Charts and diagrams as code
■ ■ ■ ■ ■ ■ ■
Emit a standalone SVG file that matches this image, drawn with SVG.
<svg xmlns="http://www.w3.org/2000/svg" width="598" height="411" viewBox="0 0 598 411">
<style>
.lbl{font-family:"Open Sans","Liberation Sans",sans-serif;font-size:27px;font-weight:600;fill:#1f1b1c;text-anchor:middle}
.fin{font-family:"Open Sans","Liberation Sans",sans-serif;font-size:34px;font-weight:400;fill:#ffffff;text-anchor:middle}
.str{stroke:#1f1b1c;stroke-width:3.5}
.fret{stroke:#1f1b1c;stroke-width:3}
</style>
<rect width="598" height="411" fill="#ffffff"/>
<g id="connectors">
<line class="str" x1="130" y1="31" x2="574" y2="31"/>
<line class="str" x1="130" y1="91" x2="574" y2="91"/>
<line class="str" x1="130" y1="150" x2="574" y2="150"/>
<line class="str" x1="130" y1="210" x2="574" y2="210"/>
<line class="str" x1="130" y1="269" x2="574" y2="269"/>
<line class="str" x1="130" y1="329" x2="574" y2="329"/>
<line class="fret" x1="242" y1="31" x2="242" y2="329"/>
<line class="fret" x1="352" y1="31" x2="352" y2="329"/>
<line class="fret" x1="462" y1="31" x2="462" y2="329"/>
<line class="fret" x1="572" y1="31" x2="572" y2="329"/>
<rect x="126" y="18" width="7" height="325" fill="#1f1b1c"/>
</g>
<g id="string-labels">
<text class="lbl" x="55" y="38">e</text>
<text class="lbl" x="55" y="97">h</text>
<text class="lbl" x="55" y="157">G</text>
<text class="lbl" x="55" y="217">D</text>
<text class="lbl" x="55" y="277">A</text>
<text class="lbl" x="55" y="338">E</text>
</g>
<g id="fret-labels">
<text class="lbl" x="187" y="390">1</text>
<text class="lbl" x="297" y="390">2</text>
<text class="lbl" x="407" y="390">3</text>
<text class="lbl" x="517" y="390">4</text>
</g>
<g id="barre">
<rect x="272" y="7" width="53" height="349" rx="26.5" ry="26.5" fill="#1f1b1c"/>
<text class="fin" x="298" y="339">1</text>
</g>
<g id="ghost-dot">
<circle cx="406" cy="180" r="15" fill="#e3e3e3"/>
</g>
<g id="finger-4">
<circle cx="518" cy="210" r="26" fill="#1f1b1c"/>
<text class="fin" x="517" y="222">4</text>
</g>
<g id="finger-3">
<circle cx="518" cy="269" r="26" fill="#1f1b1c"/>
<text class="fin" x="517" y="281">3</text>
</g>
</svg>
■ ■ ■ ■ ■ ■ ■
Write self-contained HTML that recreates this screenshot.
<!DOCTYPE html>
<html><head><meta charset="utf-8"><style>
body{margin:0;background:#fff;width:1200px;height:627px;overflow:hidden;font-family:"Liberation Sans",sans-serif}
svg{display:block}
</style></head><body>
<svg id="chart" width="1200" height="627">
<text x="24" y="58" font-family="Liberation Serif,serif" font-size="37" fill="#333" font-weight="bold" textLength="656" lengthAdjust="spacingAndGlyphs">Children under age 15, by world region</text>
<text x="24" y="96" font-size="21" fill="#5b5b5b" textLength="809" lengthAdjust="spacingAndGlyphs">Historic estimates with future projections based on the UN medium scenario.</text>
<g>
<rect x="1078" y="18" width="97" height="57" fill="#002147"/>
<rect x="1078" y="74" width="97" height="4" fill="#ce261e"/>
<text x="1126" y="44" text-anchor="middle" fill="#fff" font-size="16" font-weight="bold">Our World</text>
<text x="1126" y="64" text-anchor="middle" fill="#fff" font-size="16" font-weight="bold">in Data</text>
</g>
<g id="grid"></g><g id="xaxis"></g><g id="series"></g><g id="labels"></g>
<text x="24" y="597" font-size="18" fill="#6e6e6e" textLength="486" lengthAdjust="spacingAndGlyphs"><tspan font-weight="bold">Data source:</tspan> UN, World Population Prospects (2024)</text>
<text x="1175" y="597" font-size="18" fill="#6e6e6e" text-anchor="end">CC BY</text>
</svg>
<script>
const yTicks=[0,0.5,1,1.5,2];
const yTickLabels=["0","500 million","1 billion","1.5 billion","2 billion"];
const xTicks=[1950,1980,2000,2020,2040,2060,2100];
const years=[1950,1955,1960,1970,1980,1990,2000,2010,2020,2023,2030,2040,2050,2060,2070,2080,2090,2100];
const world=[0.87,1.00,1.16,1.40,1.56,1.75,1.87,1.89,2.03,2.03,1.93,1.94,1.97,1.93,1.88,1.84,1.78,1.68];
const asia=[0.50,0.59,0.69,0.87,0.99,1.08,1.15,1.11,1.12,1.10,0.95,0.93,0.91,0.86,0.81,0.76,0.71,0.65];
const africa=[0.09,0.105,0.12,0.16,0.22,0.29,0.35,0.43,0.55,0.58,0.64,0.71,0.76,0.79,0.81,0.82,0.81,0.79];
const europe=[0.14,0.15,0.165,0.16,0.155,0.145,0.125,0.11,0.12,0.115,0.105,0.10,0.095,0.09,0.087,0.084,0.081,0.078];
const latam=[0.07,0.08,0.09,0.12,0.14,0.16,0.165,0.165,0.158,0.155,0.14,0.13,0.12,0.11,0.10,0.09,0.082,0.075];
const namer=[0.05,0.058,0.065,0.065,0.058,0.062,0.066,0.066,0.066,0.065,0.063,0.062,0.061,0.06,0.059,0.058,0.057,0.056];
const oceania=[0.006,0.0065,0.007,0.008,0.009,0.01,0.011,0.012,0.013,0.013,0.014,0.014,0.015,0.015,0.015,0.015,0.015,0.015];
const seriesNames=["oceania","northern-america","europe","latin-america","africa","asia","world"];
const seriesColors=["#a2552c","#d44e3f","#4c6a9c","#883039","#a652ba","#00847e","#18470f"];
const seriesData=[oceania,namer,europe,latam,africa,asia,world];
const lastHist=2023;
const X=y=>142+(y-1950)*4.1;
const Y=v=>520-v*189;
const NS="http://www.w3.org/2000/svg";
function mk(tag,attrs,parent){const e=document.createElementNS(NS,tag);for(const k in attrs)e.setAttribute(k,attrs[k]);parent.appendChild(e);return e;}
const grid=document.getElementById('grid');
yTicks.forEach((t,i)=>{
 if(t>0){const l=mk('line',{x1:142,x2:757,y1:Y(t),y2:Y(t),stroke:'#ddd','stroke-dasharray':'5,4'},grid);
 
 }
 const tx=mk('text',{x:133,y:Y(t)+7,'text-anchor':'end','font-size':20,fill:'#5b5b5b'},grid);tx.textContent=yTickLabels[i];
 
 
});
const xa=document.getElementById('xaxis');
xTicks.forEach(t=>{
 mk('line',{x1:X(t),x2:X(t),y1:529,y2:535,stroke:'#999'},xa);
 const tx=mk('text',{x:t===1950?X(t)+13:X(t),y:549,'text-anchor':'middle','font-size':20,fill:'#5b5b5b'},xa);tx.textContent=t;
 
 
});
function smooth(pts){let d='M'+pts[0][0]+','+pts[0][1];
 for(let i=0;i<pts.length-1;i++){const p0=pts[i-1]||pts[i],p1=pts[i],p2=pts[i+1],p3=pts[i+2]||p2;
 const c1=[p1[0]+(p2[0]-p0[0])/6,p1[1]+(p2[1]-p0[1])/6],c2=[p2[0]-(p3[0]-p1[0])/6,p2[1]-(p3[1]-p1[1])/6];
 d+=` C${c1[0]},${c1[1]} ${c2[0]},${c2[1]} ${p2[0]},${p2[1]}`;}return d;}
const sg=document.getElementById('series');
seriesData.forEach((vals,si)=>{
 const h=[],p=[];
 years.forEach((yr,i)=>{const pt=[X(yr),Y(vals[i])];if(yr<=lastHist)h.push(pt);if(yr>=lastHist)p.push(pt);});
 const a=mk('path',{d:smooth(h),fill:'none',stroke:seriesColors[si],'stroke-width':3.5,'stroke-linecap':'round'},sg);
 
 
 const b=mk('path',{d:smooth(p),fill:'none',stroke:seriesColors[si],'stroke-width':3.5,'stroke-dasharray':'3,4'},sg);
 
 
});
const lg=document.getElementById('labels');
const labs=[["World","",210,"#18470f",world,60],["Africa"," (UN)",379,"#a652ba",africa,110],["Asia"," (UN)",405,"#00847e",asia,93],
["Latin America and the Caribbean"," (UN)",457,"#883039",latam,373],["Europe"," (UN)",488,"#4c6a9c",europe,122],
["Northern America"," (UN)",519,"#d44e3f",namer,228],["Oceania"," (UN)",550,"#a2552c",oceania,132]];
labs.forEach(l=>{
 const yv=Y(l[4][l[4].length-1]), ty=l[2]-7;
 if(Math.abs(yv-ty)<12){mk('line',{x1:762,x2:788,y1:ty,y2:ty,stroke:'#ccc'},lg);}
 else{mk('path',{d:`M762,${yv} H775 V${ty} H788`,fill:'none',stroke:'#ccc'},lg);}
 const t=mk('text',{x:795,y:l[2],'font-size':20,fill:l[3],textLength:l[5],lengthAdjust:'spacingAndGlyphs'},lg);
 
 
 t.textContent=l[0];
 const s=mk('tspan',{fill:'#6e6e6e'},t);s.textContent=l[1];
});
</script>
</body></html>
■ ■ ■ ■ ■ ■ ■
Filter the records above for "with" and copy every matching line.

**ANSWER BELOW**
Emit a standalone SVG file that matches this image, drawn with SVG.
<text x="24" y="96" font-size="21" fill="#5b5b5b" textLength="809" lengthAdjust="spacingAndGlyphs">Historic estimates with future projections based on the UN medium scenario.</text>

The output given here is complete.